Schneyder: Es kommt darauf an, was entwickelt wird. Eine Monokultur? Eine ökonomische Struktur, bei der Multis besonders gefahrlos und problemlos absahnen können? Oder geht es um ein Heranführen einer gewachsenen Kultur an internationale Standards – unter der Voraussetzung, dass die gewachsene Kultur nicht zerstört wird.

SÜDWIND: In wessen Verantwortung liegt die Entwicklungszusammenarbeit?

Schneyder: Verwirklicht und vertreten können diese Anliegen nur von Regierenden werden. Entwicklungshilfe ist natürlich für den Normalbürger etwas sehr Abstraktes. Man kann nicht verlangen, daß jemand in Vöcklabruck glücklich darüber ist, daß im hintersten Kenia eine Volksschule gebaut werden kann. Das heißt, hier in einer Demokratie müssen die gewählten Vertreter die Verantwortung übernehmen.

SÜDWIND: Die Regierenden argumentieren mit der Knappheit der Mittel.

Schneyder: Dagegen kann man argumentieren: Wir sehen ein, daß wir dringend neue Panzer brauchen, daß wir dringend neue Abfangjäger brauchen, daß wir dringend ein völlig desolates und im Ernstfall vollkommen lächerliches Herr durchfüttern müssen. Man kann eigentlich nur mit im Inland verschleuderten Geldern dagegen argumentieren. Man muß den Leuten auch sagen, in welchen Relationen sich das bewegt, was die Entwicklungszusammenarbeit kostet.

SÜDWIND: Wenn morgen mit einem Federstrich die komplette bilaterale EZA vom Tisch gefegt würde, was würden Sie persönlich vermissen?

Schneyder: Wenn man mir nachweisen kann, daß diese Streichung ein Schlag gegen das Bestreben eines zivilisierten, humanen Globus ist, würde ich sagen: ein Wahnsinn, dass man das streicht. Aber ich nehme auch die Entwicklungszusammenarbeit selbst in die Pflicht. Sie muß das erklären können. Man müßte dem Steuerzahler, der ja letztlich die Mittel bereitstellt, mehr Auskunft geben.

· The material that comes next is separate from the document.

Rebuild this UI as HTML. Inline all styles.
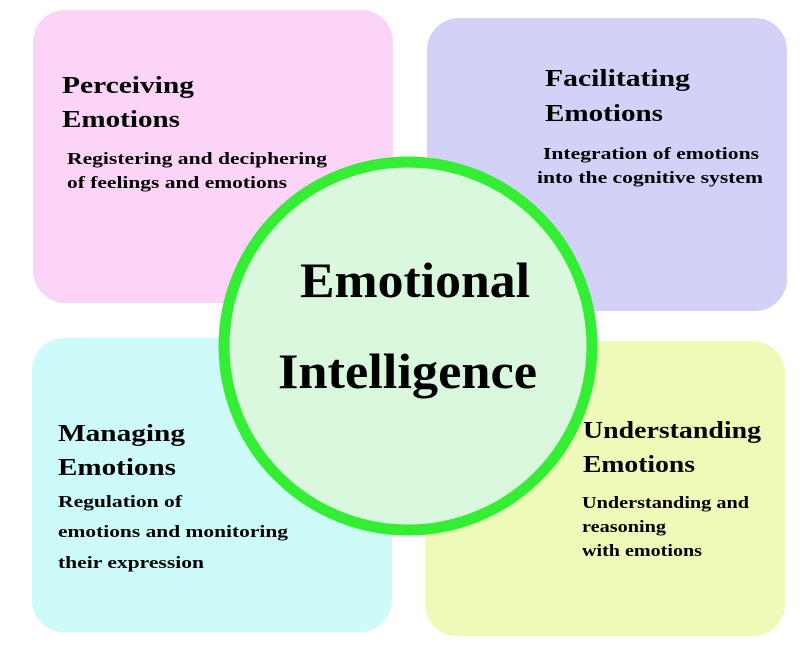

SÜDWIND: Wird die Sache nicht gut genug vermittelt?

Schneyder: Bis gar nicht.

SÜDWIND: Wenn Sie als Kulturschaffender sich überlegen, einen Teil Ihrer Energie wohltätigen Zwecken zur Verfügung zu stellen. Wäre die Entwicklungshilfe auch dabei?

Schneyder: Jetzt ziehe ich mich wieder auf die Funktion eines Wählers in der Demokratie zurück. Ich wähle politische Funktionäre, die den Auftrag haben zu entscheiden.

Ich zahle gerne, freudig, bereitwillig und ohne Ansatz von Manipulation meine Steuern. Dafür verlange ich von der Regierung, dass sie die Bedürftigen ausstattet. Und selbstverständlich gehören für ein reiches Land die Armen der Welt zu den relevanten Bedürftigen.

SÜDWIND: Sind Sie gegen Spenden?

Schneyder: Nein. Ich finde Fund Raising absolut plausibel. Nur bin ich kein Kunde davon. Mir ist der Weg über den Staatshaushalt lieber.

SÜDWIND: Weil …

Schneyder: Weil die Verantwortung eingefordert werden kann. Der Staat soll alles, was auf dem privaten Sektor stattfindet, begrüßen, auch fördern – aber es nicht dazu benützen, sich aus der Verantwortung zu entlassen.

SÜDWIND: Welchen Handlungsspielraum für die Entwicklungszusammenarbeit sehen Sie?

Schneyder: In einer Demokratie kann man die zu Wählenden rückerpressen. Die Organisationen der Entwicklungshilfe sollten zu den Parteien gehen, welchen sie nahe stehen, und sagen: Wenn Ihr unsere Anliegen aus den Augen verliert, seid Ihr für uns nicht mehr wählbar. Das ist das Einzige, was in einer Demokratie möglich ist.

SÜDWIND: Wir danken für das Gespräch.